◆ DATA:
□ □ □ □ □

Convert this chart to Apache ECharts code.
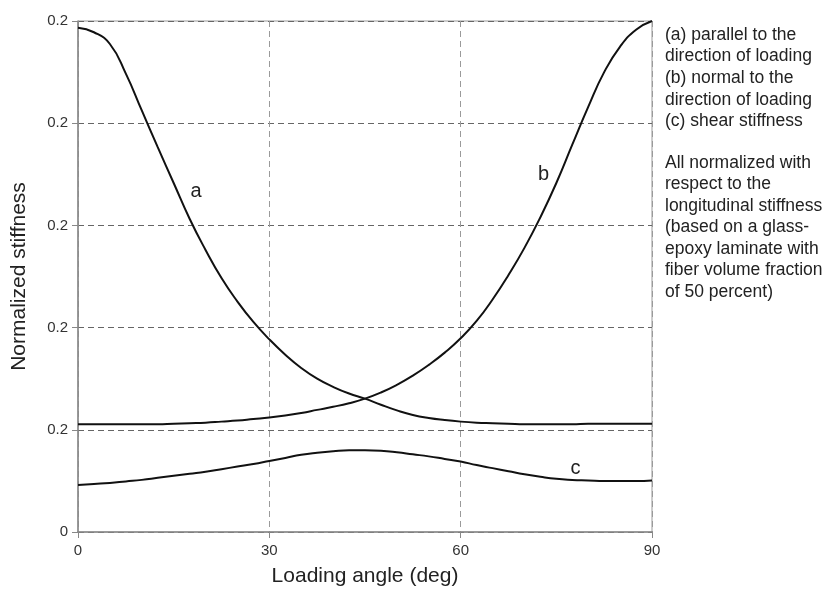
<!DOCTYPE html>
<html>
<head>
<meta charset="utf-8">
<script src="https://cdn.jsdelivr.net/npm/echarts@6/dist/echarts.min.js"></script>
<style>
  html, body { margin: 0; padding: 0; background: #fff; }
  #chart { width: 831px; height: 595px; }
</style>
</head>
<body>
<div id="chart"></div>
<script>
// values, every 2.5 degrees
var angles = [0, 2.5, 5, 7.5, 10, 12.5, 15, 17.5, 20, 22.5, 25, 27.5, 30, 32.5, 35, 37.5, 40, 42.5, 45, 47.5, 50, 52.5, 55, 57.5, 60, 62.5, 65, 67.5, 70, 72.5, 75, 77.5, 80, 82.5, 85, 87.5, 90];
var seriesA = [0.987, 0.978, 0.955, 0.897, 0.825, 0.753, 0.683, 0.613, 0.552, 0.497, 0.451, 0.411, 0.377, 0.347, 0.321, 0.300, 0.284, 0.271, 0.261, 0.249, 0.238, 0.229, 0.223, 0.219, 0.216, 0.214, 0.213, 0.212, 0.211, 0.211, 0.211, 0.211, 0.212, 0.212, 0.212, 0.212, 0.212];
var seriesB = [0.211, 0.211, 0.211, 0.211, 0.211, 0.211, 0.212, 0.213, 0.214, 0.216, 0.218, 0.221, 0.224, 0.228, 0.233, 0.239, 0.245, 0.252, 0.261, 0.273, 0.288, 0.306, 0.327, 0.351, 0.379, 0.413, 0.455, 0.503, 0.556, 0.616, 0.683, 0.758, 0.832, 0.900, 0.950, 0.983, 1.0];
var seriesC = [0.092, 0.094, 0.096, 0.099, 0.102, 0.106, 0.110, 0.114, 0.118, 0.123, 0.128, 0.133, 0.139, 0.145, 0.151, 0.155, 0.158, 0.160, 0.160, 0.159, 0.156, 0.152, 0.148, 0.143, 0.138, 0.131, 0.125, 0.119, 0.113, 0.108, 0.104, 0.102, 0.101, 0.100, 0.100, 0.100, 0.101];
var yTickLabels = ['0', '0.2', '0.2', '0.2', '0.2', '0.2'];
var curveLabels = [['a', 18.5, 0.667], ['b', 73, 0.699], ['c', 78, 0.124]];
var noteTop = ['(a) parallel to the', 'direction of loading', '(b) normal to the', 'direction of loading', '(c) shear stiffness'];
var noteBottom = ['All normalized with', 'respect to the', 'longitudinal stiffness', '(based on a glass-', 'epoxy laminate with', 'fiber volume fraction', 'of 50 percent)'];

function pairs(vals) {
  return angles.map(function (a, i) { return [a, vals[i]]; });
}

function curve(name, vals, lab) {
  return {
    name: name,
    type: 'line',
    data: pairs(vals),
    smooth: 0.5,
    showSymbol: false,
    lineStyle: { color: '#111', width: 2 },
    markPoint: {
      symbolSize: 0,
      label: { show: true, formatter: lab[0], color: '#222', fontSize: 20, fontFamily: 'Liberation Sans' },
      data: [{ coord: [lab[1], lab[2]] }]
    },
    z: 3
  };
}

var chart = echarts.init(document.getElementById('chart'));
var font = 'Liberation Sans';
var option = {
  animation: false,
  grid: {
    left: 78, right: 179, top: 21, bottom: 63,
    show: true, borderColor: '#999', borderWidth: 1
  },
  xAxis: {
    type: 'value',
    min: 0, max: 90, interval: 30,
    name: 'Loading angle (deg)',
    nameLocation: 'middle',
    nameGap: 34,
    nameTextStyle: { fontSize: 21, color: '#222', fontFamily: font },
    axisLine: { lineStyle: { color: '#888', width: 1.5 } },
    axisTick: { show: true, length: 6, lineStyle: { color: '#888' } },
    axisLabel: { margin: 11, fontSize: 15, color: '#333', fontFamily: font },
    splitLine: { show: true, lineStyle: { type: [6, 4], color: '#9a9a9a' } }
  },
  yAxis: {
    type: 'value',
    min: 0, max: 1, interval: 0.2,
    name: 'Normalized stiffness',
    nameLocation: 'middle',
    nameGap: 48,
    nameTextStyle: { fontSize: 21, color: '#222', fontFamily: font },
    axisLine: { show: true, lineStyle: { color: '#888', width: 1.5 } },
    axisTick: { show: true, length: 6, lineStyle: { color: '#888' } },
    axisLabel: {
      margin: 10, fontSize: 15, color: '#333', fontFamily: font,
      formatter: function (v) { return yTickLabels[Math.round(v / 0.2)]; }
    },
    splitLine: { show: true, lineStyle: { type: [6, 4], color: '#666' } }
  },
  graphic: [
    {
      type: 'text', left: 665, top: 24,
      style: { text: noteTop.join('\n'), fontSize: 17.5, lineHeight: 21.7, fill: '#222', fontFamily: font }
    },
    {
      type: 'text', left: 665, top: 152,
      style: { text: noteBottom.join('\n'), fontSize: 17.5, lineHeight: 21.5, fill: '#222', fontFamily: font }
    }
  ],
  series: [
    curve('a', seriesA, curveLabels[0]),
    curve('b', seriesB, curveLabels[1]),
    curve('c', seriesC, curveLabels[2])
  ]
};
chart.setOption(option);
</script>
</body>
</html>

□ □ □ □ □

◆ WHAT NEEDS TO BE DONE: Pictures excluded, quote all the data above exactly.

◆ TASK RESULT:
Convert this chart to Apache ECharts code.
<!DOCTYPE html>
<html>
<head>
<meta charset="utf-8">
<script src="https://cdn.jsdelivr.net/npm/echarts@6/dist/echarts.min.js"></script>
<style>
  html, body { margin: 0; padding: 0; background: #fff; }
  #chart { width: 831px; height: 595px; }
</style>
</head>
<body>
<div id="chart"></div>
<script>
// values, every 2.5 degrees
var angles = [0, 2.5, 5, 7.5, 10, 12.5, 15, 17.5, 20, 22.5, 25, 27.5, 30, 32.5, 35, 37.5, 40, 42.5, 45, 47.5, 50, 52.5, 55, 57.5, 60, 62.5, 65, 67.5, 70, 72.5, 75, 77.5, 80, 82.5, 85, 87.5, 90];
var seriesA = [0.987, 0.978, 0.955, 0.897, 0.825, 0.753, 0.683, 0.613, 0.552, 0.497, 0.451, 0.411, 0.377, 0.347, 0.321, 0.300, 0.284, 0.271, 0.261, 0.249, 0.238, 0.229, 0.223, 0.219, 0.216, 0.214, 0.213, 0.212, 0.211, 0.211, 0.211, 0.211, 0.212, 0.212, 0.212, 0.212, 0.212];
var seriesB = [0.211, 0.211, 0.211, 0.211, 0.211, 0.211, 0.212, 0.213, 0.214, 0.216, 0.218, 0.221, 0.224, 0.228, 0.233, 0.239, 0.245, 0.252, 0.261, 0.273, 0.288, 0.306, 0.327, 0.351, 0.379, 0.413, 0.455, 0.503, 0.556, 0.616, 0.683, 0.758, 0.832, 0.900, 0.950, 0.983, 1.0];
var seriesC = [0.092, 0.094, 0.096, 0.099, 0.102, 0.106, 0.110, 0.114, 0.118, 0.123, 0.128, 0.133, 0.139, 0.145, 0.151, 0.155, 0.158, 0.160, 0.160, 0.159, 0.156, 0.152, 0.148, 0.143, 0.138, 0.131, 0.125, 0.119, 0.113, 0.108, 0.104, 0.102, 0.101, 0.100, 0.100, 0.100, 0.101];
var yTickLabels = ['0', '0.2', '0.2', '0.2', '0.2', '0.2'];
var curveLabels = [['a', 18.5, 0.667], ['b', 73, 0.699], ['c', 78, 0.124]];
var noteTop = ['(a) parallel to the', 'direction of loading', '(b) normal to the', 'direction of loading', '(c) shear stiffness'];
var noteBottom = ['All normalized with', 'respect to the', 'longitudinal stiffness', '(based on a glass-', 'epoxy laminate with', 'fiber volume fraction', 'of 50 percent)'];

function pairs(vals) {
  return angles.map(function (a, i) { return [a, vals[i]]; });
}

function curve(name, vals, lab) {
  return {
    name: name,
    type: 'line',
    data: pairs(vals),
    smooth: 0.5,
    showSymbol: false,
    lineStyle: { color: '#111', width: 2 },
    markPoint: {
      symbolSize: 0,
      label: { show: true, formatter: lab[0], color: '#222', fontSize: 20, fontFamily: 'Liberation Sans' },
      data: [{ coord: [lab[1], lab[2]] }]
    },
    z: 3
  };
}

var chart = echarts.init(document.getElementById('chart'));
var font = 'Liberation Sans';
var option = {
  animation: false,
  grid: {
    left: 78, right: 179, top: 21, bottom: 63,
    show: true, borderColor: '#999', borderWidth: 1
  },
  xAxis: {
    type: 'value',
    min: 0, max: 90, interval: 30,
    name: 'Loading angle (deg)',
    nameLocation: 'middle',
    nameGap: 34,
    nameTextStyle: { fontSize: 21, color: '#222', fontFamily: font },
    axisLine: { lineStyle: { color: '#888', width: 1.5 } },
    axisTick: { show: true, length: 6, lineStyle: { color: '#888' } },
    axisLabel: { margin: 11, fontSize: 15, color: '#333', fontFamily: font },
    splitLine: { show: true, lineStyle: { type: [6, 4], color: '#9a9a9a' } }
  },
  yAxis: {
    type: 'value',
    min: 0, max: 1, interval: 0.2,
    name: 'Normalized stiffness',
    nameLocation: 'middle',
    nameGap: 48,
    nameTextStyle: { fontSize: 21, color: '#222', fontFamily: font },
    axisLine: { show: true, lineStyle: { color: '#888', width: 1.5 } },
    axisTick: { show: true, length: 6, lineStyle: { color: '#888' } },
    axisLabel: {
      margin: 10, fontSize: 15, color: '#333', fontFamily: font,
      formatter: function (v) { return yTickLabels[Math.round(v / 0.2)]; }
    },
    splitLine: { show: true, lineStyle: { type: [6, 4], color: '#666' } }
  },
  graphic: [
    {
      type: 'text', left: 665, top: 24,
      style: { text: noteTop.join('\n'), fontSize: 17.5, lineHeight: 21.7, fill: '#222', fontFamily: font }
    },
    {
      type: 'text', left: 665, top: 152,
      style: { text: noteBottom.join('\n'), fontSize: 17.5, lineHeight: 21.5, fill: '#222', fontFamily: font }
    }
  ],
  series: [
    curve('a', seriesA, curveLabels[0]),
    curve('b', seriesB, curveLabels[1]),
    curve('c', seriesC, curveLabels[2])
  ]
};
chart.setOption(option);
</script>
</body>
</html>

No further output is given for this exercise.